A visiting Rotarian from California wonders aloud if lunch will be followed by a nap. 

“On mange bien à Paris” (“We eat well in Paris”), says Jocelyne Greco of the Rotary Club of Paris Académies, with a sympathetic smile. 

That’s especially true of the members of the Paris Académies club, who eat well each week at one of the city’s most storied establishments. 

Le Procope has been a gathering place for Parisian intellectuals since 1686. Voltaire drank coffee here — 40 cups a day by some accounts — as he argued with his friends about literature and politics. His marble-top writing desk has a position of honor in the restaurant’s entryway. George Sand, Victor Hugo, and Oscar Wilde are among the many literary figures who spent time at the café. Thomas Jefferson and Benjamin Franklin ate here often when they were the U.S. ministers to France; it was also a favorite meeting place of French revolutionaries Maximilien Robespierre and Georges Danton. 

The café’s framed portraits and crystal chandeliers give it the feel of an elegant private home. Bookshelves filled with well-worn volumes line one dining room; hand-printed wallpaper dating to 1830 covers the walls of another. The restaurant is also a museum: Display cases house Napoleon’s famous hat and the last letter Marie Antoinette composed before she lost her head.

It’s an appropriately venerable setting for a Rotary club whose 38 members include artists, architects, physicians, professors, the president of the Sorbonne, and a former inspector general of the libraries of France. 

“This is more a cultural club, not a business club,” says member André Goezu, an artist who is known for his engravings. “We are intellectuals.” 

Paris Académies meetings often begin with a game in which members try to name the originator of a famous quote. Recent agendas have included discussions on Brexit and the French economy, and guest speakers give talks on diplomacy, chemistry, and art. 

The club’s annual fundraiser is a classical music concert at the Bibliothèque Polonaise de Paris, which houses the collected works of three Polish artists who called the city home: poet Adam Mickiewicz, composer Frédéric Chopin, and painter and sculptor Boleslaw Biegas. Last year’s event, which featured performances by musicians from a well-known Paris conservatory, drew a sellout crowd and raised 3,000 euros.

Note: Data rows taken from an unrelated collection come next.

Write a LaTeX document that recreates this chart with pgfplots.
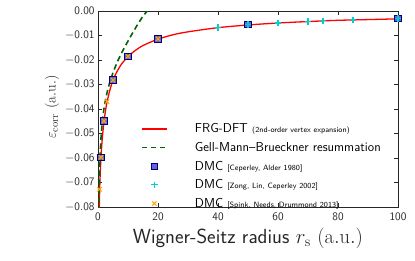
\documentclass[border=0pt]{standalone}
\usepackage{fontspec}
\usepackage{pgfplots}
\pgfplotsset{compat=1.18}
\renewcommand{\familydefault}{\sfdefault}
\definecolor{mynavy}{RGB}{0,0,128}
\definecolor{mysqfill}{RGB}{100,100,210}
\definecolor{mycyan}{RGB}{0,206,209}
\definecolor{myorange}{RGB}{255,165,0}
\definecolor{mygreen}{RGB}{0,100,0}
\definecolor{myred}{RGB}{255,0,0}
\newcommand{\lstrut}{\rule[-3bp]{0pt}{12bp}}
\pgfplotsset{
  marklegend/.style={legend image code/.code={\path[draw=none,fill=none] (0bp,0bp) -- (51bp,0bp); \draw plot[only marks] coordinates {(12.5bp,0bp)};}},
}
\begin{document}
\begin{tikzpicture}
\useasboundingbox (-98bp,-54bp) rectangle (317bp,207bp);
\begin{axis}[
  at={(0,0)}, anchor=south west,
  scale only axis, width=300bp, height=196bp,
  xmin=0, xmax=100, ymin=-0.08, ymax=0,
  xtick={0,20,40,60,80,100},
  ytick={-0.08,-0.07,-0.06,-0.05,-0.04,-0.03,-0.02,-0.01,0},
  yticklabels={$\mathsf{-0.08}$,$\mathsf{-0.07}$,$\mathsf{-0.06}$,$\mathsf{-0.05}$,$\mathsf{-0.04}$,$\mathsf{-0.03}$,$\mathsf{-0.02}$,$\mathsf{-0.01}$,$\mathsf{0.00}$},
  xticklabels={0,20,40,60,80,100},
  scaled y ticks=false,
  tick align=inside,
  major tick length=4bp,
  tick style={black!85, line width=0.6pt},
  axis line style={black!85, line width=0.8pt},
  ticklabel style={font=\fontsize{11.5}{13}\selectfont, text=black!85},
  xticklabel style={yshift=-2bp},
  xlabel={Wigner-Seitz radius $r_{\mathrm{s}}\ \mathrm{(a.u.)}$},
  xlabel style={font=\fontsize{20.5}{24}\selectfont, text=black!85, yshift=-1bp},
  ylabel={$\varepsilon_{\mathrm{corr}}\ \mathrm{(a.u.)}$},
  ylabel style={font=\fontsize{15}{17}\selectfont, text=black!85, yshift=-1bp, xshift=2bp},
  legend cell align=left,
  legend style={draw=none, fill=none, at={(0.143,0.436)}, anchor=north west,
    font=\fontsize{13}{15}\selectfont, row sep=4bp, inner sep=0pt},
  clip=true,
]
% FRG-DFT
\addplot[color=myred, line width=1.3pt, no markers, smooth, forget plot] coordinates {
(0.35,-0.0860) (0.4,-0.0819) (0.5,-0.0761) (0.6,-0.0715) (0.7,-0.0677) (0.8,-0.0646)
(1,-0.0596) (1.25,-0.0549) (1.5,-0.0510) (2,-0.0451) (2.5,-0.0407) (3,-0.0372)
(4,-0.0321) (5,-0.0283) (6,-0.0255) (7,-0.0233) (8,-0.0214) (10,-0.0186)
(12,-0.0165) (15,-0.0141) (20,-0.0115) (25,-0.0097) (30,-0.0085) (40,-0.0068)
(50,-0.0057) (60,-0.0049) (70,-0.0043) (80,-0.0038) (90,-0.0035) (100,-0.0032)
};
% Gell-Mann--Brueckner
\addplot[color=mygreen, line width=1.6pt, dash pattern=on 5.5bp off 3.5bp, no markers, smooth, forget plot] coordinates {
(0.2,-0.0820) (0.3,-0.0745) (0.5,-0.0665) (0.75,-0.0580) (1,-0.0520) (1.5,-0.0445)
(2,-0.0398) (2.5,-0.0364) (3,-0.0334) (4,-0.0288) (5,-0.0252) (6,-0.0221)
(7,-0.0193) (8,-0.0168) (9,-0.0145) (10,-0.0123) (11,-0.0101) (12,-0.0080)
(13,-0.0059) (14,-0.0040) (15,-0.0021) (16.4,0.0000)
};
\addlegendimage{legend image code/.code={\path[draw=none,fill=none] (0bp,0bp) -- (51bp,0bp); \draw[draw=myred, line width=1.3pt] (0bp,0bp) -- (25bp,0bp);}}
\addlegendentry{\lstrut FRG-DFT {\fontsize{7.7}{8}\selectfont (2nd-order vertex expansion)}}
\addlegendimage{legend image code/.code={\path[draw=none,fill=none] (0bp,0bp) -- (51bp,0bp); \draw[draw=mygreen, line width=1.6pt, dash pattern=on 5.5bp off 3.5bp] (0bp,0bp) -- (25bp,0bp);}}
\addlegendentry{\lstrut Gell-Mann--Brueckner resummation}
% Ceperley Alder
\addplot[only marks, mark=square*, mark size=3.2bp, mynavy, line width=1.1pt,
  mark options={fill=mysqfill, draw=mynavy}, marklegend] coordinates {
(1,-0.0598) (2,-0.0449) (5,-0.0282) (10,-0.0185) (20,-0.0114) (50,-0.0056) (100,-0.0031)
};
\addlegendentry{\lstrut DMC {\fontsize{7.7}{8}\selectfont [Ceperley, Alder 1980]}}
% Zong
\addplot[only marks, mark=+, mark size=3.3bp, mycyan, line width=1.2pt, marklegend] coordinates {
(40,-0.0068) (50,-0.0056) (60,-0.0049) (70,-0.0043) (75,-0.0040) (85,-0.0036) (100,-0.0031)
};
\addlegendentry{\lstrut DMC {\fontsize{7.7}{8}\selectfont [Zong, Lin, Ceperley 2002]}}
% Spink
\addplot[only marks, mark=x, mark size=3bp, myorange, line width=1.1pt, marklegend] coordinates {
(0.5,-0.0728) (1,-0.0597) (2,-0.0449) (3,-0.0370) (5,-0.0282) (10,-0.0185) (20,-0.0114)
};
\addlegendentry{\lstrut DMC {\fontsize{7.7}{8}\selectfont [Spink, Needs, Drummond 2013]}}
\end{axis}
\end{tikzpicture}
\end{document}
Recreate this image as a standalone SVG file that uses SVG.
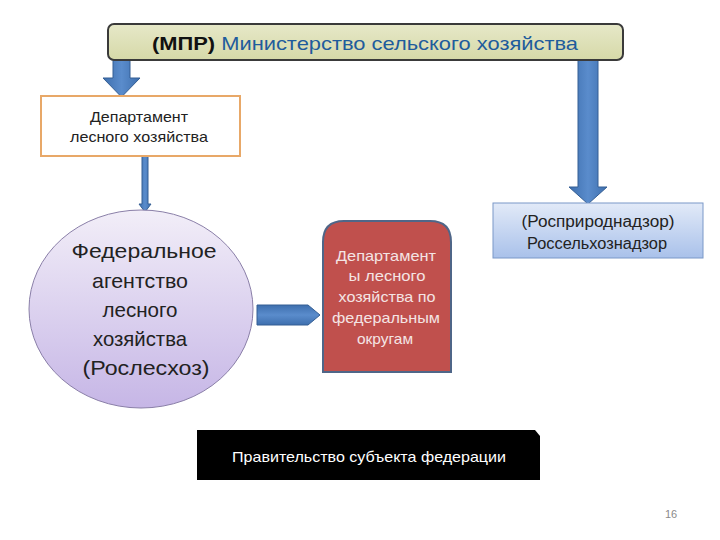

Several members participate in a “lecture club” where they discuss philanthropy-related books and write summaries for their fellow Rotarians. Each spring, they vote on the best book of the Rotary year. 

For their latest club project, Paris Académies members helped with the restoration of paintings and drawings at the Musée Jean Moulin, a museum dedicated to the artist who was one of the leaders of the French Resistance during World War II.

This is more a cultural club, not a business club. We are intellectuals.


club member and artist

If any of that sounds intimidating, it shouldn’t. The Paris Académies brand of intellectualism is the inclusive sort, and club members welcome guests and are committed to using their talents to spread goodwill. 

Some of their activities will sound familiar to many Rotarians: They give to The Rotary Foundation; they hold an annual drive for a local food bank; they host international students — most recently, from Japan and Canada; and they’ve formed partnerships with clubs in Belgium, Germany, and the United States. Visiting Rotarians will also recognize the sense of fellowship at meetings. 

“This society where we are together, this is very important for me,” says Goezu, whose language skills help visitors feel at home. The Belgian native speaks English, Flemish, French, German, and Latin. (“In Belgium, every student learns four languages,” he notes modestly.) 

It’s typical for two or three Rotarians from other countries to attend each club meeting, Goezu says. The location is certainly a draw: Le Procope is in the historic Saint-Germain-des-Prés neighborhood of Paris’ 6th arrondissement. This is the Paris of our collective imagination: sidewalk cafés, boulangeries, chic boutiques and galleries, tree-lined boulevards. It’s the birthplace of café culture and bohemian intellectualism, and it’s a worthy destination for any traveler who wants to explore Paris beyond its most famous monuments. 

After a multicourse lunch at Le Procope, a walk around the neighborhood will sound like a particularly good idea. A short stroll north takes you to the Seine and the Notre-Dame Cathedral. To the south, you can empty your wallet at the shops on Boulevard Saint-Germain or wander among the flowers, trees, and statues of the Luxembourg Gardens. 

Afterward, you may find yourself circling back to Le Procope for some coffee and contemplation. As Voltaire once wrote (possibly at this very café): “God gave us the gift of life; it is up to us to give ourselves the gift of living well.”